Bourg-en-Bresse has one of the only apothecaries in France with a perfectly preserved laboratory. In Courtes, the farm-museum of La Forêt, a model of Bresse architecture, has been listed as a historical monument since 1930. In the heart of the village of Cuisiat, the Revermont Museum presents the social and cultural characteristics of Revermont, between Bresse and the river Ain.    

Leisure centres
Bouvent in Bourg-en-Bresse: beach, fishing, water sports centre, playground, walking routes, golf... La Plaine Tonique in Montrevel-en-bresse: lake, beaches, playgrounds, mini-golf, water activities, camping and restaurants. La Grande du Pin in Treffort-Cuisiat: water park (fishing, games, sports grounds, adventure course...), campsite and restaurant.  

Colours of Love
Initiated by the city of Bourg-en-Bresse in 2015, "Couleurs d'Amour", an artistic heritage lighting show created by Gilbert Coudène (winner of the City of Lyon's lighting trophy), brings together tens of thousands of spectators every summer. This light show dresses up three major facades in the heart of the city, in July and August: the Royal Monastery of Brou, the Theatre and the City Hall.  
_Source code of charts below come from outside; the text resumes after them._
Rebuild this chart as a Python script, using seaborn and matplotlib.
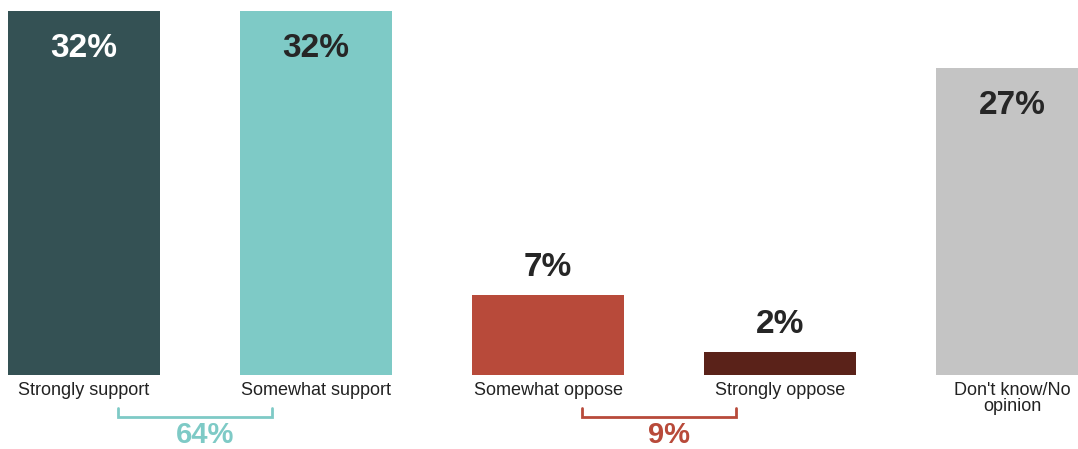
import matplotlib
matplotlib.use("Agg")
import matplotlib.pyplot as plt
import matplotlib.transforms as mtransforms
import pandas as pd
import seaborn as sns

# chart data
categories = ["Strongly support", "Somewhat support", "Somewhat oppose",
              "Strongly oppose", "Don't know/No\nopinion"]
values = [32, 32, 7, 2, 27]
bar_colors = ["#345154", "#7ECAC6", "#B84A3A", "#5A2219", "#C4C4C4"]
net_labels = ["64%", "9%"]
net_colors = ["#7ECAC6", "#B84A3A"]
net_start = [0, 2]   # bracket sits between bar i and bar i+1

sns.set_theme(style="white")
plt.rcParams["font.family"] = ["Liberation Sans", "DejaVu Sans"]

df = pd.DataFrame({"category": categories, "value": values})

fig = plt.figure(figsize=(10.78, 4.49), dpi=100)
ax = fig.add_axes([0.0, 0.1648, 1.0, 0.8107])

sns.barplot(data=df, x="category", y="value", hue="category",
            palette=bar_colors, width=0.655, dodge=False, legend=False,
            saturation=1, linewidth=0, ax=ax)

ax.set_xlim(-0.362, 4.284)
ax.set_ylim(0, 32)
ax.set_xlabel("")
ax.set_ylabel("")
ax.set_yticks([])
sns.despine(ax=ax, left=True, bottom=True, top=True, right=True)
ax.tick_params(axis="x", length=0, pad=5, labelsize=13, colors="#222222")
for lab in ax.get_xticklabels():
    lab.set_linespacing(0.9)

# value labels: inside for tall bars, above for short
for i, v in enumerate(values):
    if v > 20:
        col = "white" if i == 0 else "#262626"
        ax.annotate(f"{v}%", (i, v), xytext=(0, -27), textcoords="offset points",
                    ha="center", va="center", fontsize=24, fontweight="bold", color=col)
    else:
        ax.annotate(f"{v}%", (i, v), xytext=(0, 20), textcoords="offset points",
                    ha="center", va="center", fontsize=24, fontweight="bold", color="#262626")

# net brackets under the labels
trans = mtransforms.blended_transform_factory(ax.transData, ax.transAxes)
for s, lbl, col in zip(net_start, net_labels, net_colors):
    x0, x1 = s + 0.147, s + 0.81
    ax.plot([x0, x0, x1, x1], [-0.092, -0.116, -0.116, -0.092], color=col, lw=2,
            transform=trans, clip_on=False, solid_joinstyle="miter")
    ax.text(s + 0.52, -0.166, lbl, transform=trans, ha="center", va="center",
            fontsize=21, fontweight="bold", color=col)

fig.savefig("out.png", dpi=100)
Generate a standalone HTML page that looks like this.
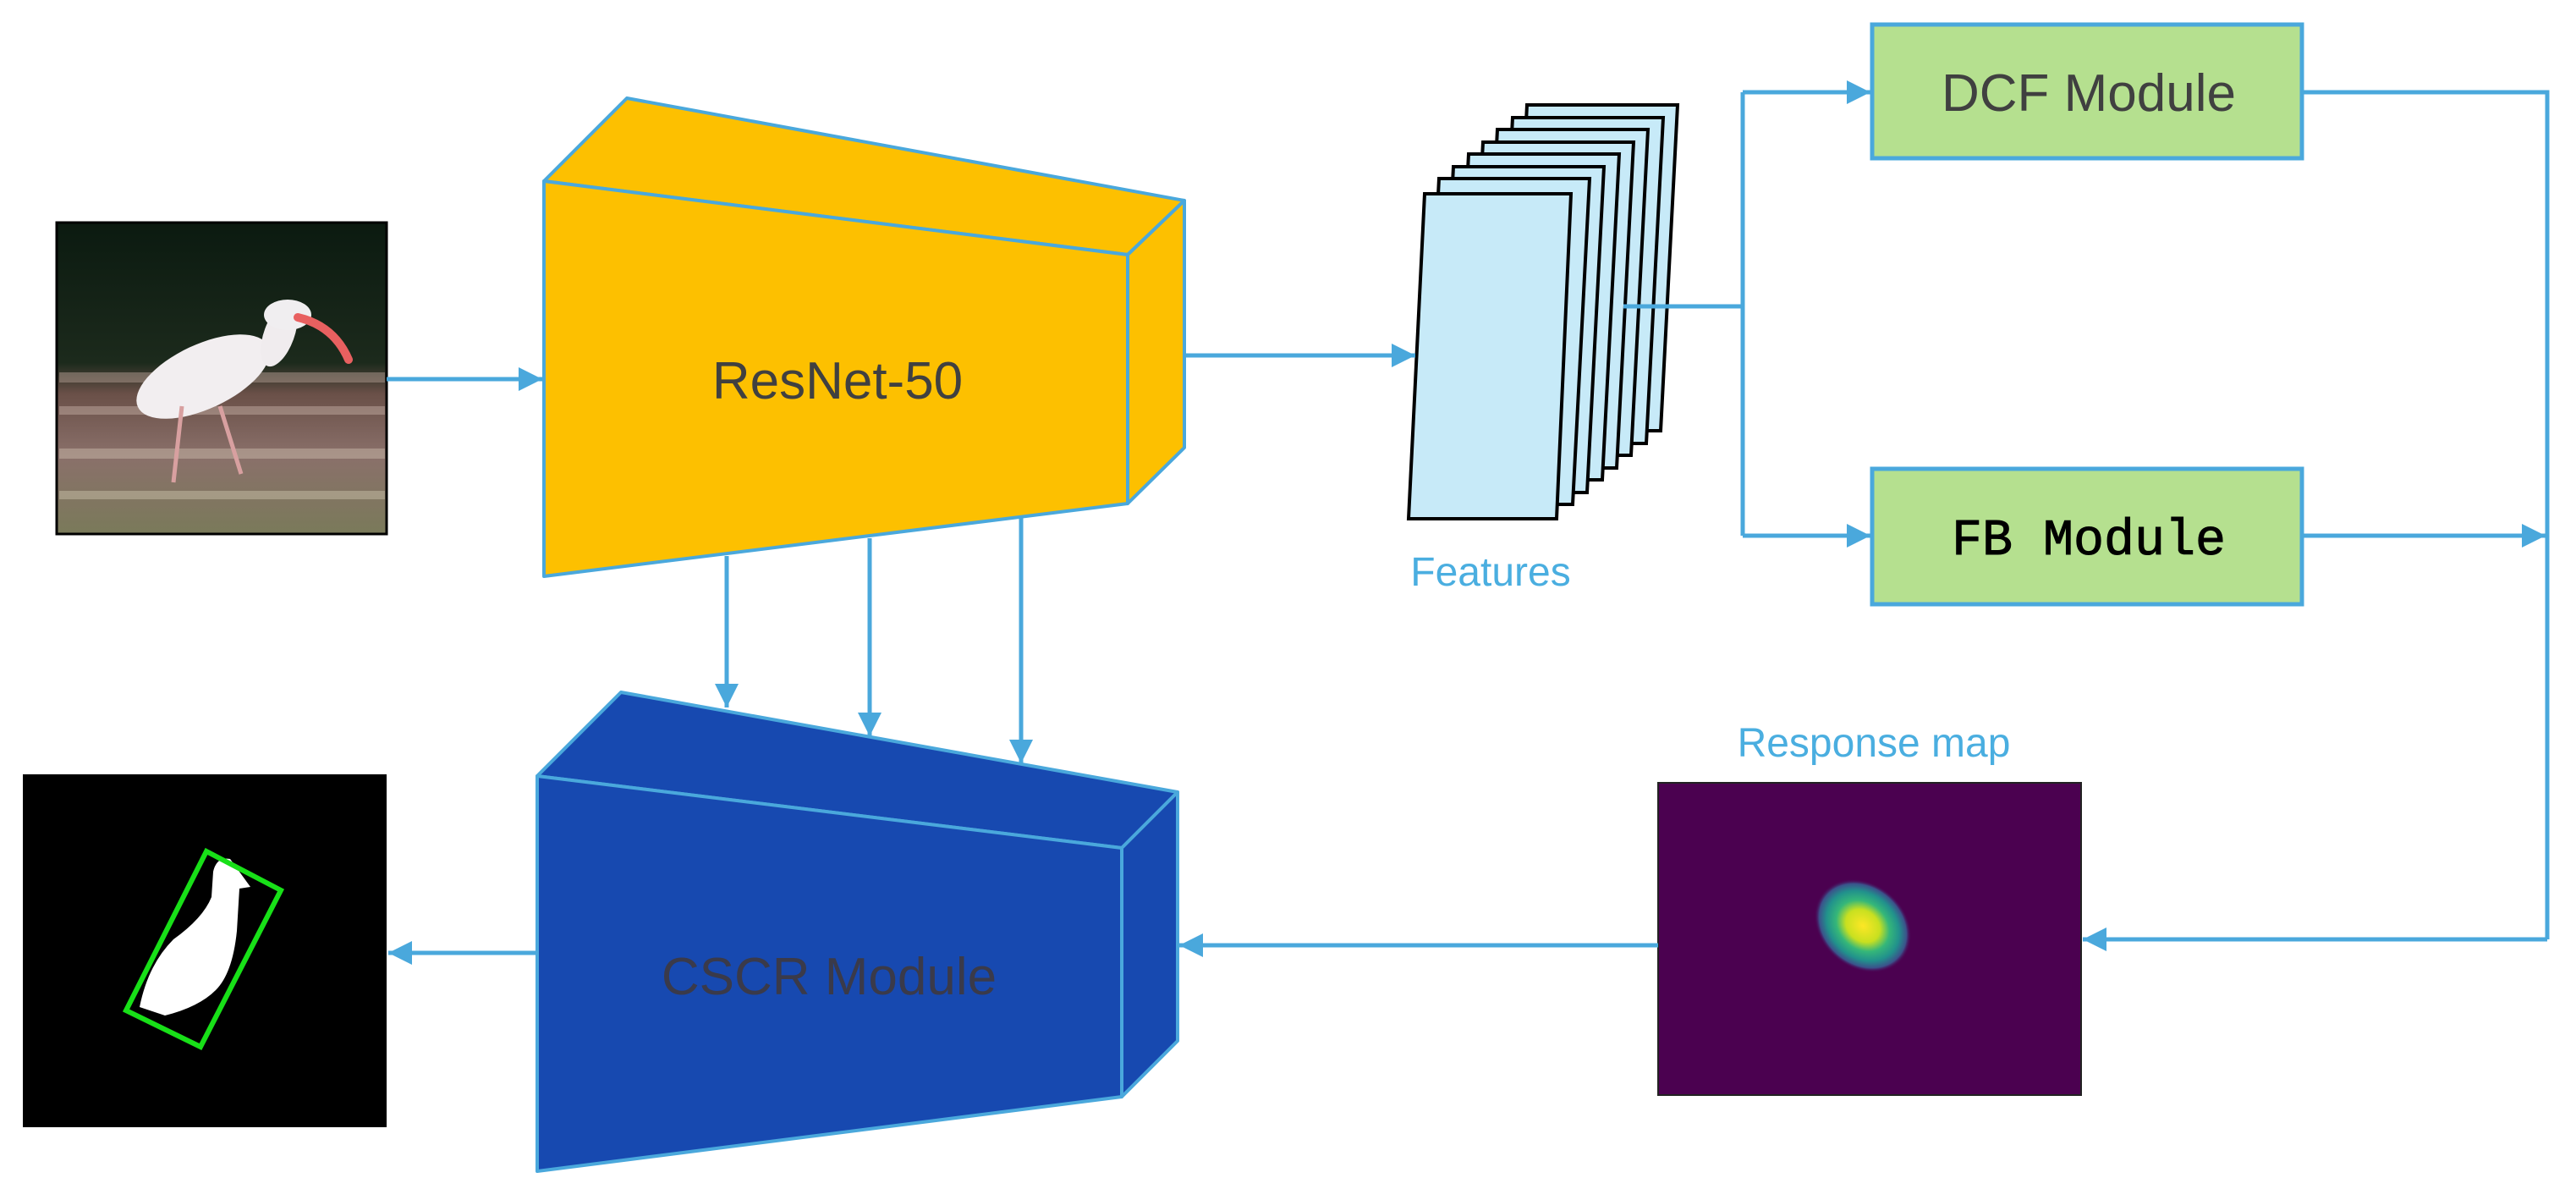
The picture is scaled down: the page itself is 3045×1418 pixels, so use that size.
<!DOCTYPE html>
<html><head><meta charset="utf-8"><style>
html,body{margin:0;padding:0;background:#fff;}
svg{display:block;}
</style></head><body>
<svg width="3045" height="1418" viewBox="0 0 3045 1418" xmlns="http://www.w3.org/2000/svg">
<defs>
<marker id="ah" viewBox="0 0 10 10" refX="10" refY="5" markerWidth="32" markerHeight="28" markerUnits="userSpaceOnUse" orient="auto"><path d="M0,0 L10,5 L0,10 z" fill="#4aa8dc"/></marker>
<radialGradient id="blob" cx="0.5" cy="0.5" r="0.5">
<stop offset="0" stop-color="#fde725"/><stop offset="0.35" stop-color="#c8e020"/><stop offset="0.55" stop-color="#35b779"/><stop offset="0.75" stop-color="#21918c"/><stop offset="0.9" stop-color="#3b528b"/><stop offset="1" stop-color="#4b0150" stop-opacity="0"/>
</radialGradient>
<linearGradient id="ground" x1="0" y1="0" x2="0" y2="1">
<stop offset="0" stop-color="#0b1a10"/><stop offset="0.45" stop-color="#1c2a1c"/><stop offset="0.55" stop-color="#6a5048"/><stop offset="0.75" stop-color="#8a706a"/><stop offset="1" stop-color="#7a7a5a"/>
</linearGradient>
</defs>

<!-- bird photo -->
<rect x="67" y="263" width="390" height="368" fill="url(#ground)" stroke="#000" stroke-width="3"/>
<g opacity="0.5">
<rect x="70" y="440" width="385" height="12" fill="#b09a90"/>
<rect x="70" y="480" width="385" height="10" fill="#c0aaa0"/>
<rect x="70" y="530" width="385" height="12" fill="#c8b8a8"/>
<rect x="70" y="580" width="385" height="10" fill="#c8c0a8"/>
</g>
<ellipse cx="240" cy="445" rx="85" ry="38" transform="rotate(-25 240 445)" fill="#f2eef0"/>
<ellipse cx="330" cy="395" rx="18" ry="40" transform="rotate(20 330 395)" fill="#f0ecee"/>
<ellipse cx="340" cy="372" rx="28" ry="18" fill="#f0eef0"/>
<path d="M352,375 Q395,385 412,425" stroke="#e86060" stroke-width="10" fill="none" stroke-linecap="round"/>
<path d="M215,480 L205,570 M260,480 L285,560" stroke="#d8a0a0" stroke-width="5"/>

<!-- mask output -->
<rect x="27" y="915" width="430" height="417" fill="#000"/>
<path d="M165,1190 Q175,1140 205,1110 Q240,1085 250,1060 L252,1030 Q256,1012 272,1015 L296,1048 L283,1050 L280,1100 Q275,1150 255,1170 Q235,1190 195,1200 Z" fill="#fff"/>
<polygon points="244,1006 332,1052 237,1237 149,1194" fill="none" stroke="#18e018" stroke-width="6"/>

<!-- ResNet -->
<g stroke="#4aa8dc" stroke-width="4" stroke-linejoin="round" fill="#fdc000">
<polygon points="643,214 741,116 1400,237 1333,301"/>
<polygon points="1333,301 1400,237 1400,529 1333,595"/>
<polygon points="643,214 1333,301 1333,595 643,681"/>
</g>
<text x="990" y="471" font-family="Liberation Sans, sans-serif" font-size="62" fill="#404040" text-anchor="middle">ResNet-50</text>

<!-- CSCR -->
<g stroke="#4aa8dc" stroke-width="4" stroke-linejoin="round" fill="#1749b0">
<polygon points="635,917 734,818 1392,936 1326,1002"/>
<polygon points="1326,1002 1392,936 1392,1230 1326,1296"/>
<polygon points="635,917 1326,1002 1326,1296 635,1384"/>
</g>
<text x="980" y="1175" font-family="Liberation Sans, sans-serif" font-size="62" fill="#3a3a4a" text-anchor="middle">CSCR Module</text>

<!-- features stack -->
<g stroke="#000" stroke-width="4" fill="#c7eaf8">
<polygon points="1805,124 1983,124 1963,509 1785,509"/>
<polygon points="1788,139 1966,139 1946,524 1768,524"/>
<polygon points="1770,153 1948,153 1928,538 1750,538"/>
<polygon points="1753,168 1931,168 1911,553 1733,553"/>
<polygon points="1736,182 1914,182 1894,567 1716,567"/>
<polygon points="1718,197 1896,197 1876,582 1698,582"/>
<polygon points="1701,211 1879,211 1859,596 1681,596"/>
<polygon points="1684,229 1857,229 1840,613 1665,613"/>
</g>
<text x="1762" y="692" font-family="Liberation Sans, sans-serif" font-size="48" fill="#4aaee0" text-anchor="middle">Features</text>

<!-- boxes -->
<rect x="2213" y="29" width="508" height="158" fill="#b5e08f" stroke="#4aa8dc" stroke-width="5"/>
<text x="2469" y="131" font-family="Liberation Sans, sans-serif" font-size="62" fill="#404040" text-anchor="middle">DCF Module</text>
<rect x="2213" y="554" width="508" height="160" fill="#b5e08f" stroke="#4aa8dc" stroke-width="5"/>
<text x="2469" y="655" font-family="Liberation Mono, monospace" font-size="60" fill="#000" text-anchor="middle" stroke="#000" stroke-width="1">FB Module</text>

<!-- response map -->
<text x="2215" y="894" font-family="Liberation Sans, sans-serif" font-size="48" fill="#4aaee0" text-anchor="middle">Response map</text>
<rect x="1960" y="925" width="500" height="369" fill="#4b0150" stroke="#222" stroke-width="2"/>
<ellipse cx="2202" cy="1094" rx="62" ry="50" transform="rotate(40 2202 1094)" fill="url(#blob)"/>

<!-- connectors -->
<g stroke="#4aa8dc" stroke-width="5" fill="none">
<line x1="457" y1="448" x2="641" y2="448" marker-end="url(#ah)"/>
<line x1="1400" y1="420" x2="1673" y2="420" marker-end="url(#ah)"/>
<line x1="859" y1="657" x2="859" y2="836" marker-end="url(#ah)"/>
<line x1="1028" y1="636" x2="1028" y2="870" marker-end="url(#ah)"/>
<line x1="1207" y1="612" x2="1207" y2="902" marker-end="url(#ah)"/>
<line x1="635" y1="1126" x2="459" y2="1126" marker-end="url(#ah)"/>
<line x1="1960" y1="1117" x2="1394" y2="1117" marker-end="url(#ah)"/>
<polyline points="1919,362 2060,362"/>
<polyline points="2060,109 2060,633"/>
<line x1="2060" y1="109" x2="2211" y2="109" marker-end="url(#ah)"/>
<line x1="2060" y1="633" x2="2211" y2="633" marker-end="url(#ah)"/>
<polyline points="2721,109 3011,109 3011,1110"/>
<line x1="2721" y1="633" x2="3009" y2="633" marker-end="url(#ah)"/>
<line x1="3011" y1="1110" x2="2462" y2="1110" marker-end="url(#ah)"/>
</g>
</svg>
</body></html>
Bresse poultry, a whole history!
The history of Bresse poultry begins in Roman times, 400 years before Christ. The invaders had the good idea of moving with their flocks. The local breeds - the Noire de Louhans, the Grise de Bourg-en-Bresse, the Blanche de Bény - assimilated the best contributions. It was not until 1591 that Bresse poultry was first mentioned. In the register of Bourg-en-Bresse, the population offered two dozen fat poultry to the Marquis of Treffort, who had driven away the Savoy troops. Already, Bresse poultry was an offering, a refined gift. In 1825, Brillat-Savarin, in his book La physiologie du gout (The Physiology of Taste), ranked Bresse poultry in first place and gave it the nickname of "queen of poultry, poultry of kings". Anxious to protect their terroir, the producers delimited a territory and joined together within the Comité interprofessionnel de la volaille de Bresse (CIVB). On August 1, 1957, the French Parliament voted to grant the appellation d'origine contrôlée (AOC) for Bresse poultry and in 1976 for Bresse turkey.